Their order in conducting him was thus: Drawing themselves all in file, the king in the middle had all their pieces and swords borne before him. Captain Smith was led after him by three great savages, holding him fast by each arm; and on each side, six went in file with their arrows nocked. But arriving at the town (which was but only thirty or forty hunting houses made of mats, which they remove as they please, as we our tents), all the women and children staring to behold him, the soldiers first, all in file and on each flank, officers… to see them keep their orders. A good time they continued this exercise, and then cast themselves in a ring, dancing in such several postures, and singing and yelling out such hellish notes and screeches; being strangely painted, everyone his quiver of arrows, and at his back a club; on his arm a fox or an otter’s skin… their heads and shoulders painted red… which scarlet-like color made an exceeding handsome show; his bow in his hand, and the skin of a bird with her wings abroad dried, tied on his head, a piece of copper, a white shell, a long feather, with a small rattle growing at the tails of their snakes tied to it, or some suchlike toy.

All this while, Smith and the king stood in the middle, guarded, as before is said; and after three dances they all departed. Smith they conducted to a long-house, where thirty or forty tall fellows did guard him; and ere long more bread and venison was brought him than would have served twenty men. I think his stomach at that time was not very good; what he left they put in baskets and tied over his head. About midnight they set the meat again before him, all this time not one of them would eat a bite with him, till the next morning they brought him as much more; and then did they eat all the old, and reserved the new as they had done the other, which made him think they would fat him to eat him. Yet in this desperate estate to defend him from the cold, one… brought him his gown, in requital of some beads and toys Smith had given him at his first arrival in Virginia.
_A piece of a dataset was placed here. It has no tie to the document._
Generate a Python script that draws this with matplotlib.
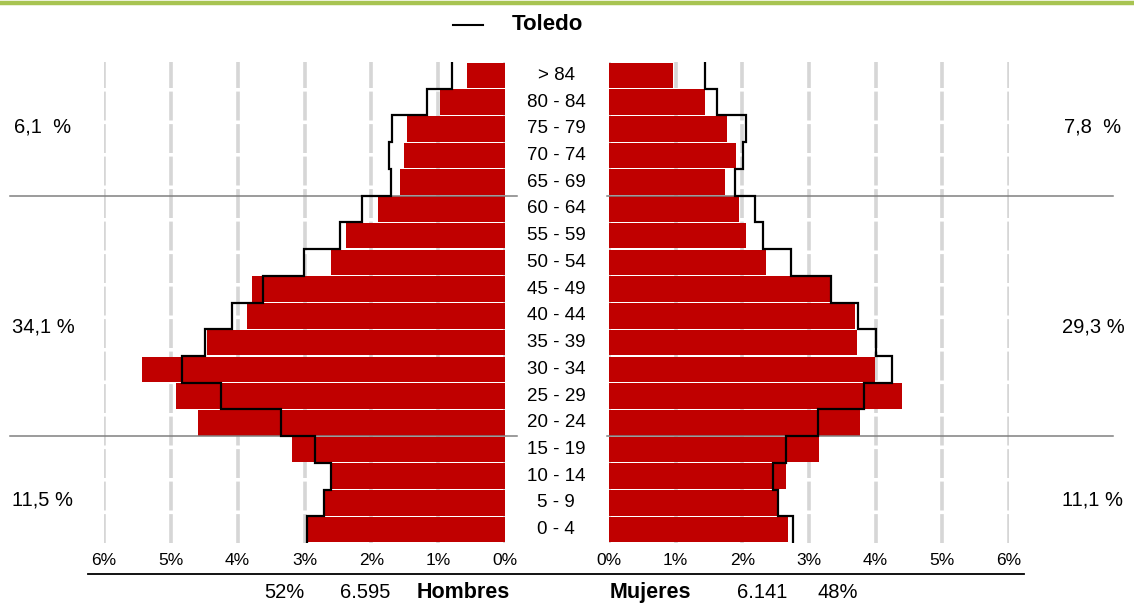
#!/usr/bin/env python3
# -*- coding: utf-8 -*-
"""
Population pyramid: area vs. Toledo (step outline), men left / women right.
"""

import matplotlib
matplotlib.use("Agg")
import matplotlib.pyplot as plt
from matplotlib.lines import Line2D
from matplotlib.transforms import blended_transform_factory

plt.rcParams["font.family"] = ["Liberation Sans", "DejaVu Sans"]

# age groups, bottom to top
edades = ["0 - 4", "5 - 9", "10 - 14", "15 - 19", "20 - 24", "25 - 29",
          "30 - 34", "35 - 39", "40 - 44", "45 - 49", "50 - 54", "55 - 59",
          "60 - 64", "65 - 69", "70 - 74", "75 - 79", "80 - 84", "> 84"]

# % of total population
hombres = [2.96, 2.69, 2.60, 3.19, 4.60, 4.93, 5.43, 4.46, 3.86, 3.79,
           2.60, 2.38, 1.90, 1.57, 1.51, 1.47, 0.97, 0.57]
mujeres = [2.68, 2.53, 2.65, 3.15, 3.76, 4.39, 3.99, 3.72, 3.69, 3.33,
           2.35, 2.05, 1.95, 1.74, 1.90, 1.77, 1.44, 0.96]

# reference: Toledo
toledo_h = [2.96, 2.71, 2.60, 2.84, 3.35, 4.25, 4.84, 4.49, 4.09, 3.62,
            3.01, 2.47, 2.14, 1.71, 1.74, 1.69, 1.17, 0.79]
toledo_m = [2.76, 2.53, 2.46, 2.65, 3.13, 3.82, 4.24, 4.00, 3.73, 3.33,
            2.73, 2.31, 2.19, 1.89, 2.01, 2.06, 1.62, 1.44]

ticks = [0, 1, 2, 3, 4, 5, 6]

# broad groups: first row of each group, men label, women label
grupo_inicio = [0, 4, 13]
grupo_h = ["11,5 %", "34,1 %", "6,1  %"]
grupo_m = ["11,1 %", "29,3 %", "7,8  %"]
# vertical position of the group labels (row units)
grupo_pos = [1.1, 7.6, 15.05]

total_h = ("52%", "6.595", "Hombres")
total_m = ("Mujeres", "6.141", "48%")

RED = "#C00000"
GRID = "#D6D6D6"
W, H = 1134, 603


def px(x, y, w, h):
    # pixel box (top-left origin) -> figure fraction
    return [x / W, 1 - (y + h) / H, w / W, h / H]


def step_xy(vals):
    xs, ys = [], []
    for i, v in enumerate(vals):
        xs += [v, v]
        ys += [i - 0.5, i + 0.5]
    return xs, ys


def draw_side(ax, vals, ref, inverted):
    n = len(vals)
    y = list(range(n))
    for t in ticks:
        ax.axvline(t, color=GRID, lw=2.6, ls=(0, (8, 1)), zorder=0)
    ax.barh(y, vals, height=0.955, color=RED, zorder=2)
    xs, ys = step_xy(ref)
    ax.plot(xs, ys, color="black", lw=1.6, zorder=4, solid_joinstyle="miter")
    ax.set_ylim(-0.5, n - 0.5)
    ax.set_xlim((6, 0) if inverted else (0, 6))
    ax.set_xticks(ticks)
    ax.set_xticklabels([f"{t}%" for t in ticks], fontsize=12.5)
    ax.tick_params(axis="x", length=0, pad=7)
    ax.set_yticks([])
    for s in ax.spines.values():
        s.set_visible(False)
    ax.patch.set_alpha(0)


fig = plt.figure(figsize=(W / 100, H / 100), dpi=100)

ax_l = fig.add_axes(px(104, 62, 401, 481))
ax_r = fig.add_axes(px(609, 62, 400, 481))
draw_side(ax_l, hombres, toledo_h, inverted=True)
draw_side(ax_r, mujeres, toledo_m, inverted=False)

# separators between broad age groups
for lo in grupo_inicio[1:]:
    yb = lo - 0.5
    ax_l.plot([6.0 + 94 / 66.8, -12 / 66.8], [yb, yb], color="#808080",
              lw=1.1, zorder=3, clip_on=False)
    ax_r.plot([-2 / 66.7, 6.0 + 104 / 66.7], [yb, yb], color="#808080",
              lw=1.1, zorder=3, clip_on=False)

# age labels in the middle column
tr_mid = blended_transform_factory(fig.transFigure, ax_l.transData)
for i, lab in enumerate(edades):
    fig.text(556 / W, i, lab, transform=tr_mid, ha="center", va="center",
             fontsize=13.5)

# group shares at the sides
for yc, lab_h, lab_m in zip(grupo_pos, grupo_h, grupo_m):
    fig.text(43 / W, yc, lab_h, transform=tr_mid, ha="center", va="center",
             fontsize=14.5)
    fig.text(1093 / W, yc, lab_m, transform=tr_mid, ha="center", va="center",
             fontsize=14.5)

# top green rule
fig.add_artist(Line2D([0, 1], [1 - 3 / H, 1 - 3 / H], color="#A8C452", lw=3.2))

# legend
fig.add_artist(Line2D([453 / W, 483 / W], [1 - 25 / H, 1 - 25 / H],
                      color="black", lw=1.5))
fig.text(512 / W, 1 - 24 / H, "Toledo", ha="left", va="center",
         fontsize=16, fontweight="bold")

# bottom rule and totals (common baseline)
fig.add_artist(Line2D([88 / W, 1024 / W], [1 - 574 / H, 1 - 574 / H],
                      color="black", lw=1.3))
yb = 1 - 598 / H
fig.text(284 / W, yb, total_h[0], ha="center", va="baseline", fontsize=14.5)
fig.text(365 / W, yb, total_h[1], ha="center", va="baseline", fontsize=14.5)
fig.text(510 / W, yb, total_h[2], ha="right", va="baseline", fontsize=15.5,
         fontweight="bold")
fig.text(610 / W, yb, total_m[0], ha="left", va="baseline", fontsize=15.5,
         fontweight="bold")
fig.text(762 / W, yb, total_m[1], ha="center", va="baseline", fontsize=14.5)
fig.text(838 / W, yb, total_m[2], ha="center", va="baseline", fontsize=14.5)

fig.savefig("out.png", dpi=100)
plt.close(fig)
Links for more information:
Did Pocahontas save John Smith? A historian attempts an answer
Biography of Powhatan
Powhatan Confederacy
The Grasshopper and the Ant: a retelling of Aesop’s fable

Vocabulary for this post:
sack (third definition)
antipodes (second definition)

3 responses to this post.

  1. Posted by "African"_Blondie on August 21, 2008 at 10:07 pm

    “That’s a special kind of dumb.”
    ~Mrs. Scoopmire on the stupidity of those who failed to eat when there was a river with fish jumping out of it.

  2. And I stand behind that assessment!

    Your memory skills astonish….

  3. Posted by asaustin on September 8, 2009 at 6:47 pm

    Upon reading this for class on top of other material I was given, it comes to mind the settelers in Jamestown were very hypocritical in the way of Virginia Company wanted to establish a colony in the New World, but only truly advertised the New World to Gentalmen only. So when the colonists came none new how to farm or advace the colony in which they built. So when the winter came and they started dieing due to famine and dease, it was very much brought on by themselves. In retrospect when the Indians came to there rescue, they still did not learn to plan their own food, instead, they prefered to barter, steal, and kill for it.

    This in itself, hypocricay, we see happening repatedly throughought U.S. history from there.